--- begin ---

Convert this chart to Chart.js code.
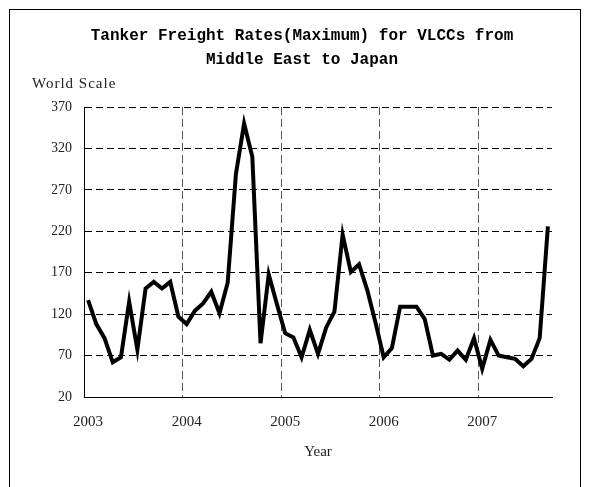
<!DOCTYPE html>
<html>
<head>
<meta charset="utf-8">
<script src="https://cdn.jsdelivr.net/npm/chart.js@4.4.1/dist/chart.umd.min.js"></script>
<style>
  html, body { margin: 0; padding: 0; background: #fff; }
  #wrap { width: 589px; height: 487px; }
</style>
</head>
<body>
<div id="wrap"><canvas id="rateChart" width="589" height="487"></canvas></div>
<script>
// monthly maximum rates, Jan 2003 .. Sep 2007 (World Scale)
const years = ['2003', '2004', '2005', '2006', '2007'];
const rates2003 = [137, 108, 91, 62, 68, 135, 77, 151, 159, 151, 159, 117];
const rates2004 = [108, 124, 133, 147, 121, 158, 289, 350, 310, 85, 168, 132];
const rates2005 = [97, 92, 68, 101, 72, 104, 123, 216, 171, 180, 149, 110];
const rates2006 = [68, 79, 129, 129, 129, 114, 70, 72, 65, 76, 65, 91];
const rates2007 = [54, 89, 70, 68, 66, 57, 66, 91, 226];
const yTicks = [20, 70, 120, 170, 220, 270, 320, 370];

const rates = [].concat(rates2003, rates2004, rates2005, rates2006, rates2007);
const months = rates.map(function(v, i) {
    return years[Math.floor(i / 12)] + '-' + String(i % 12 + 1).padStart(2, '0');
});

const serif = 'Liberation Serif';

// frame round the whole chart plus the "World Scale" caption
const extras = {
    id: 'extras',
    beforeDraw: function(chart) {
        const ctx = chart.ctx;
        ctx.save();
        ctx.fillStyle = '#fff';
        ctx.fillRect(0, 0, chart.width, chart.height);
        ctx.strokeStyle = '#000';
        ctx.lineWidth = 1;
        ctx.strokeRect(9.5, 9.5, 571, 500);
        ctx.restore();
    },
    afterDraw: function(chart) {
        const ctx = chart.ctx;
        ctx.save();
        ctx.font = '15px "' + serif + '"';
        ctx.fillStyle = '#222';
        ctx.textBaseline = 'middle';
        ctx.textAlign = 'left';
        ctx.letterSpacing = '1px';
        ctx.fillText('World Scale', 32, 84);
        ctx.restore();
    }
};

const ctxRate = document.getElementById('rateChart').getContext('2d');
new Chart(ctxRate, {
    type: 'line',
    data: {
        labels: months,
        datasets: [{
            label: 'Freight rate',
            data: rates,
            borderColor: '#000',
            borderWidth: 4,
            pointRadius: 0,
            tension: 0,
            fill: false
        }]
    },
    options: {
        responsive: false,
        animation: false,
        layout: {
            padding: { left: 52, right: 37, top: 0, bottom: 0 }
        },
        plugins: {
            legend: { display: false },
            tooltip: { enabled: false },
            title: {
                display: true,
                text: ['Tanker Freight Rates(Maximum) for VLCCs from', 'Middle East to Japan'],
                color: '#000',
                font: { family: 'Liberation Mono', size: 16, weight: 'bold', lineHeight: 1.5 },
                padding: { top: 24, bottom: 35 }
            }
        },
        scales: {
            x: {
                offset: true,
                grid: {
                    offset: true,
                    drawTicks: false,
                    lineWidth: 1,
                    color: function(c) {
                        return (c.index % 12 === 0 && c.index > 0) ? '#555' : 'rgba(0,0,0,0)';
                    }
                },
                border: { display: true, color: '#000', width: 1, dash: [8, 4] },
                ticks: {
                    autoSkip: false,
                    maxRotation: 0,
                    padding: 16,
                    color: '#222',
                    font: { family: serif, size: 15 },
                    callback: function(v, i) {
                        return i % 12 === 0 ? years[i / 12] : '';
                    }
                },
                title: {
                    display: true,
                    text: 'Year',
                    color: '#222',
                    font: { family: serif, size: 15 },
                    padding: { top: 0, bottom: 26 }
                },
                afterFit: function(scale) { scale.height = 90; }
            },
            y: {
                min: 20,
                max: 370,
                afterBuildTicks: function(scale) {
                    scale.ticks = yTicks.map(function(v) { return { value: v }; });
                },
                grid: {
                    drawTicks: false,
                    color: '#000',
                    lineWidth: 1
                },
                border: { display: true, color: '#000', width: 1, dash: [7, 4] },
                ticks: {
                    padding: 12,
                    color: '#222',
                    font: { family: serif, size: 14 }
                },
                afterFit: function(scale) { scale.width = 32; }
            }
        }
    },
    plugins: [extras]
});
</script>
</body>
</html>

--- end ---

What this task involves.
From the opening line of the listing above through the line bearing "const yTicks = [20, 70, 120, 170, 220, 270, 320, 370];", repeat each line exactly. Drop every picture.

Response to this exercise.
Convert this chart to Chart.js code.
<!DOCTYPE html>
<html>
<head>
<meta charset="utf-8">
<script src="https://cdn.jsdelivr.net/npm/chart.js@4.4.1/dist/chart.umd.min.js"></script>
<style>
  html, body { margin: 0; padding: 0; background: #fff; }
  #wrap { width: 589px; height: 487px; }
</style>
</head>
<body>
<div id="wrap"><canvas id="rateChart" width="589" height="487"></canvas></div>
<script>
// monthly maximum rates, Jan 2003 .. Sep 2007 (World Scale)
const years = ['2003', '2004', '2005', '2006', '2007'];
const rates2003 = [137, 108, 91, 62, 68, 135, 77, 151, 159, 151, 159, 117];
const rates2004 = [108, 124, 133, 147, 121, 158, 289, 350, 310, 85, 168, 132];
const rates2005 = [97, 92, 68, 101, 72, 104, 123, 216, 171, 180, 149, 110];
const rates2006 = [68, 79, 129, 129, 129, 114, 70, 72, 65, 76, 65, 91];
const rates2007 = [54, 89, 70, 68, 66, 57, 66, 91, 226];
const yTicks = [20, 70, 120, 170, 220, 270, 320, 370];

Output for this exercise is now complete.